DATA RECORDS:
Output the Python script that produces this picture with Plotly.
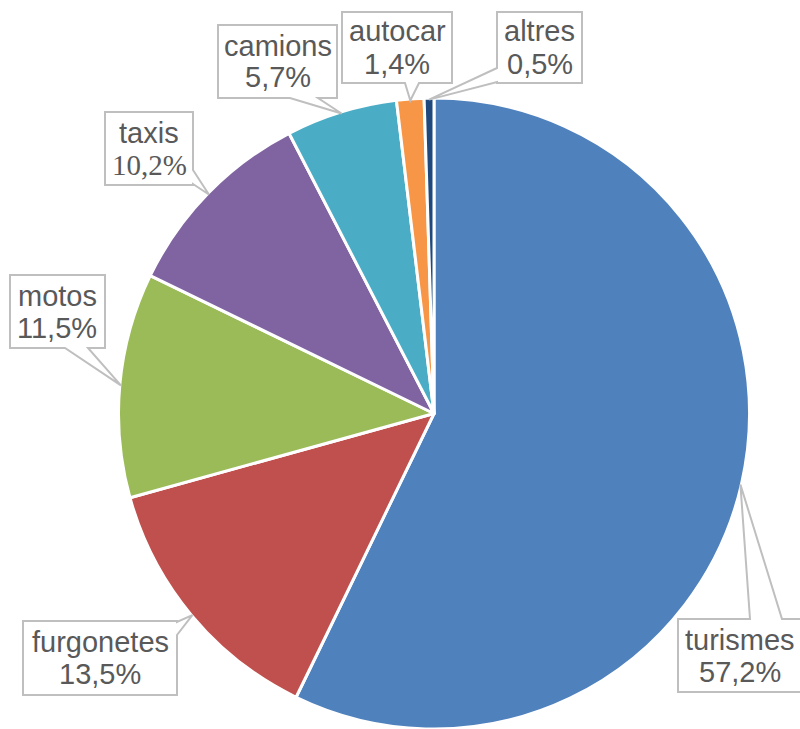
import math
import plotly.graph_objects as go

categories = ["turismes", "furgonetes", "motos", "taxis", "camions", "autocar", "altres"]
values = [57.2, 13.5, 11.5, 10.2, 5.7, 1.4, 0.5]
value_labels = ["57,2%", "13,5%", "11,5%", "10,2%", "5,7%", "1,4%", "0,5%"]
colors = ["#4F81BD", "#C0504D", "#9BBB59", "#8064A2", "#4BACC6", "#F79646", "#1F497D"]

W, H = 800, 729
CX, CY, R = 434, 414, 316

# callout boxes (pixel layout): x0, y0, x1, y1, pointer base (side, a, b)
boxes = {
    "turismes":   (678, 619, 802, 692, ("top", 750, 782)),
    "furgonetes": (23, 621, 177, 695, ("right", 622, 635)),
    "motos":      (10, 275, 105, 348, ("bottom", 65, 88)),
    "taxis":      (105, 112, 193, 185, ("right", 170, 184)),
    "camions":    (218, 25, 337, 98, ("bottom", 290, 318)),
    "autocar":    (342, 12, 452, 83, ("bottom", 405, 419)),
    "altres":     (497, 12, 582, 83, ("left", 68, 82)),
}

def px(x):
    return x / W

def py(y):
    return 1 - y / H

fig = go.Figure(go.Pie(
    labels=categories, values=values, sort=False, direction="clockwise",
    rotation=0, marker=dict(colors=colors, line=dict(color="white", width=3)),
    textinfo="none", hoverinfo="label+percent", showlegend=False,
    domain=dict(x=[(CX - R) / W, (CX + R) / W], y=[max(0, (H - CY - R) / H), (H - CY + R) / H]),
))

total = sum(values)
cum = 0.0
shapes = []
annotations = []
for cat, v, lab in zip(categories, values, value_labels):
    mid = (cum + v / 2) / total * 2 * math.pi
    cum += v
    tx = CX + R * 0.995 * math.sin(mid)
    ty = CY - R * 0.995 * math.cos(mid)
    x0, y0, x1, y1, (side, a, b) = boxes[cat]
    if side == "top":
        pts = [(x0, y0), (a, y0), (tx, ty), (b, y0), (x1, y0), (x1, y1), (x0, y1)]
    elif side == "bottom":
        pts = [(x0, y0), (x1, y0), (x1, y1), (b, y1), (tx, ty), (a, y1), (x0, y1)]
    elif side == "right":
        pts = [(x0, y0), (x1, y0), (x1, a), (tx, ty), (x1, b), (x1, y1), (x0, y1)]
    else:  # left
        pts = [(x0, y0), (x1, y0), (x1, y1), (x0, y1), (x0, b), (tx, ty), (x0, a)]
    path = "M " + " L ".join(f"{px(x):.5f},{py(y):.5f}" for x, y in pts) + " Z"
    shapes.append(dict(type="path", xref="paper", yref="paper", path=path,
                       fillcolor="white", line=dict(color="#BFBFBF", width=2), layer="above"))
    xc = (x0 + x1) / 2
    yc = (y0 + y1) / 2
    sans = "Liberation Sans, Arial, sans-serif"
    serif = "Liberation Serif, Times New Roman, serif"
    annotations.append(dict(
        x=px(xc), y=py(yc - 16), xref="paper", yref="paper", text=cat,
        showarrow=False, xanchor="center", yanchor="middle",
        font=dict(family=sans, size=29, color="#595959"),
    ))
    annotations.append(dict(
        x=px(xc), y=py(yc + 16), xref="paper", yref="paper", text=lab,
        showarrow=False, xanchor="center", yanchor="middle",
        font=dict(family=serif if cat == "taxis" else sans, size=29, color="#595959"),
    ))

fig.update_layout(
    width=W, height=H, margin=dict(l=0, r=0, t=0, b=0),
    paper_bgcolor="white", plot_bgcolor="white",
    shapes=shapes, annotations=annotations,
)
fig.write_html("out.html", config={"displayModeBar": False},
               post_script="document.body.style.margin='0';document.body.style.overflow='hidden';")
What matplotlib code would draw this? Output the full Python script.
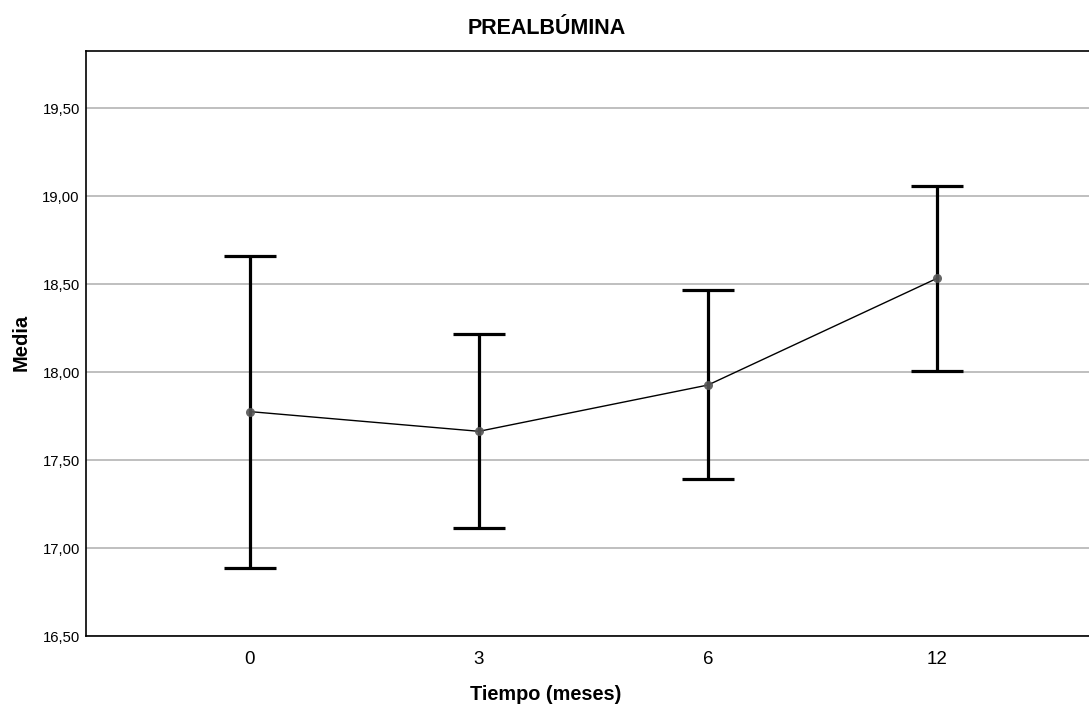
import matplotlib
matplotlib.use("Agg")
import matplotlib.pyplot as plt
from matplotlib.ticker import FuncFormatter

plt.rcParams['font.family'] = ['Liberation Sans', 'DejaVu Sans']

categories = ["0", "3", "6", "12"]
means = [17.775, 17.663, 17.926, 18.532]
upper = [18.659, 18.216, 18.464, 19.055]
lower = [16.889, 17.114, 17.394, 18.004]
yticks = [16.5, 17.0, 17.5, 18.0, 18.5, 19.0, 19.5]

fig = plt.figure(figsize=(10.89, 7.06), dpi=100)
ax = fig.add_axes([86/1089, 1 - 636/706, (1089-86)/1089, (636-51)/706])

x = list(range(len(categories)))
err_lo = [m - l for m, l in zip(means, lower)]
err_hi = [u - m for m, u in zip(means, upper)]

ax.errorbar(x, means, yerr=[err_lo, err_hi], fmt='none', ecolor='black',
            elinewidth=2.3, capsize=18.5, capthick=2.3, zorder=3)
ax.plot(x, means, color='black', linewidth=1.0, zorder=4)
ax.plot(x, means, 'o', color='#555555', markersize=6.5, alpha=0.9, zorder=5,
        markeredgewidth=0)

ax.set_xlim(-0.716, 3.664)
ax.set_ylim(16.5, 19.824)
ax.set_xticks(x)
ax.set_xticklabels(categories, fontsize=13.5)
ax.set_yticks(yticks)
ax.yaxis.set_major_formatter(FuncFormatter(lambda v, p: f"{v:.2f}".replace('.', ',')))
ax.tick_params(axis='y', labelsize=10.7, length=0, pad=4.5)
ax.tick_params(axis='x', length=0, pad=10.5)
ax.grid(axis='y', color='#b4b4b4', linewidth=1.2, zorder=0)
ax.set_axisbelow(True)
ax.spines['right'].set_visible(False)
for s in ['left', 'bottom', 'top']:
    ax.spines[s].set_linewidth(1.2)

ax.set_xlabel("Tiempo (meses)", fontsize=14.3, fontweight='bold')
ax.xaxis.set_label_coords(0.4586, -0.083)
ax.set_ylabel("Media", fontsize=14.5, fontweight='bold')
ax.yaxis.set_label_coords(-0.0548, 0.502)
ax.set_title("PREALBÚMINA", fontsize=15.5, fontweight='bold', pad=12, x=0.4596)

fig.savefig("out.png", dpi=100)
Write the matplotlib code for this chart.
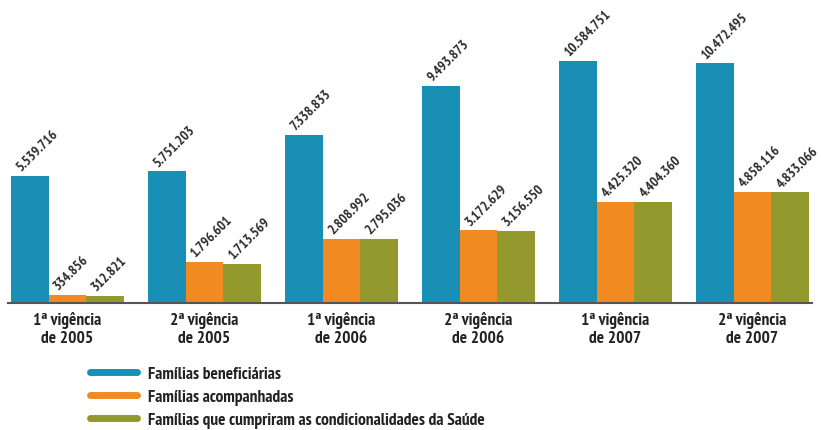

BRIEF:
All of the data above should be quoted exactly, except for the pictures.

WRITTEN REPLY:
Output the Python script that produces this picture with Plotly.
import math
import plotly.graph_objects as go

categories = ["turismes", "furgonetes", "motos", "taxis", "camions", "autocar", "altres"]
values = [57.2, 13.5, 11.5, 10.2, 5.7, 1.4, 0.5]
value_labels = ["57,2%", "13,5%", "11,5%", "10,2%", "5,7%", "1,4%", "0,5%"]
colors = ["#4F81BD", "#C0504D", "#9BBB59", "#8064A2", "#4BACC6", "#F79646", "#1F497D"]

W, H = 800, 729
CX, CY, R = 434, 414, 316

# callout boxes (pixel layout): x0, y0, x1, y1, pointer base (side, a, b)
boxes = {
    "turismes":   (678, 619, 802, 692, ("top", 750, 782)),
    "furgonetes": (23, 621, 177, 695, ("right", 622, 635)),
    "motos":      (10, 275, 105, 348, ("bottom", 65, 88)),
    "taxis":      (105, 112, 193, 185, ("right", 170, 184)),
    "camions":    (218, 25, 337, 98, ("bottom", 290, 318)),
    "autocar":    (342, 12, 452, 83, ("bottom", 405, 419)),
    "altres":     (497, 12, 582, 83, ("left", 68, 82)),
}

def px(x):
    return x / W

def py(y):
    return 1 - y / H

fig = go.Figure(go.Pie(
    labels=categories, values=values, sort=False, direction="clockwise",
    rotation=0, marker=dict(colors=colors, line=dict(color="white", width=3)),
    textinfo="none", hoverinfo="label+percent", showlegend=False,
    domain=dict(x=[(CX - R) / W, (CX + R) / W], y=[max(0, (H - CY - R) / H), (H - CY + R) / H]),
))

total = sum(values)
cum = 0.0
shapes = []
annotations = []
for cat, v, lab in zip(categories, values, value_labels):
    mid = (cum + v / 2) / total * 2 * math.pi
    cum += v
    tx = CX + R * 0.995 * math.sin(mid)
    ty = CY - R * 0.995 * math.cos(mid)
    x0, y0, x1, y1, (side, a, b) = boxes[cat]
    if side == "top":
        pts = [(x0, y0), (a, y0), (tx, ty), (b, y0), (x1, y0), (x1, y1), (x0, y1)]
    elif side == "bottom":
        pts = [(x0, y0), (x1, y0), (x1, y1), (b, y1), (tx, ty), (a, y1), (x0, y1)]
    elif side == "right":
        pts = [(x0, y0), (x1, y0), (x1, a), (tx, ty), (x1, b), (x1, y1), (x0, y1)]
    else:  # left
        pts = [(x0, y0), (x1, y0), (x1, y1), (x0, y1), (x0, b), (tx, ty), (x0, a)]
    path = "M " + " L ".join(f"{px(x):.5f},{py(y):.5f}" for x, y in pts) + " Z"
    shapes.append(dict(type="path", xref="paper", yref="paper", path=path,
                       fillcolor="white", line=dict(color="#BFBFBF", width=2), layer="above"))
    xc = (x0 + x1) / 2
    yc = (y0 + y1) / 2
    sans = "Liberation Sans, Arial, sans-serif"
    serif = "Liberation Serif, Times New Roman, serif"
    annotations.append(dict(
        x=px(xc), y=py(yc - 16), xref="paper", yref="paper", text=cat,
        showarrow=False, xanchor="center", yanchor="middle",
        font=dict(family=sans, size=29, color="#595959"),
    ))
    annotations.append(dict(
        x=px(xc), y=py(yc + 16), xref="paper", yref="paper", text=lab,
        showarrow=False, xanchor="center", yanchor="middle",
        font=dict(family=serif if cat == "taxis" else sans, size=29, color="#595959"),
    ))

fig.update_layout(
    width=W, height=H, margin=dict(l=0, r=0, t=0, b=0),
    paper_bgcolor="white", plot_bgcolor="white",
    shapes=shapes, annotations=annotations,
)
fig.write_html("out.html", config={"displayModeBar": False},
               post_script="document.body.style.margin='0';document.body.style.overflow='hidden';")
What matplotlib code would draw this? Output the full Python script.
import matplotlib
matplotlib.use("Agg")
import matplotlib.pyplot as plt
from matplotlib.ticker import FuncFormatter

plt.rcParams['font.family'] = ['Liberation Sans', 'DejaVu Sans']

categories = ["0", "3", "6", "12"]
means = [17.775, 17.663, 17.926, 18.532]
upper = [18.659, 18.216, 18.464, 19.055]
lower = [16.889, 17.114, 17.394, 18.004]
yticks = [16.5, 17.0, 17.5, 18.0, 18.5, 19.0, 19.5]

fig = plt.figure(figsize=(10.89, 7.06), dpi=100)
ax = fig.add_axes([86/1089, 1 - 636/706, (1089-86)/1089, (636-51)/706])

x = list(range(len(categories)))
err_lo = [m - l for m, l in zip(means, lower)]
err_hi = [u - m for m, u in zip(means, upper)]

ax.errorbar(x, means, yerr=[err_lo, err_hi], fmt='none', ecolor='black',
            elinewidth=2.3, capsize=18.5, capthick=2.3, zorder=3)
ax.plot(x, means, color='black', linewidth=1.0, zorder=4)
ax.plot(x, means, 'o', color='#555555', markersize=6.5, alpha=0.9, zorder=5,
        markeredgewidth=0)

ax.set_xlim(-0.716, 3.664)
ax.set_ylim(16.5, 19.824)
ax.set_xticks(x)
ax.set_xticklabels(categories, fontsize=13.5)
ax.set_yticks(yticks)
ax.yaxis.set_major_formatter(FuncFormatter(lambda v, p: f"{v:.2f}".replace('.', ',')))
ax.tick_params(axis='y', labelsize=10.7, length=0, pad=4.5)
ax.tick_params(axis='x', length=0, pad=10.5)
ax.grid(axis='y', color='#b4b4b4', linewidth=1.2, zorder=0)
ax.set_axisbelow(True)
ax.spines['right'].set_visible(False)
for s in ['left', 'bottom', 'top']:
    ax.spines[s].set_linewidth(1.2)

ax.set_xlabel("Tiempo (meses)", fontsize=14.3, fontweight='bold')
ax.xaxis.set_label_coords(0.4586, -0.083)
ax.set_ylabel("Media", fontsize=14.5, fontweight='bold')
ax.yaxis.set_label_coords(-0.0548, 0.502)
ax.set_title("PREALBÚMINA", fontsize=15.5, fontweight='bold', pad=12, x=0.4596)

fig.savefig("out.png", dpi=100)
Write the matplotlib code for this chart.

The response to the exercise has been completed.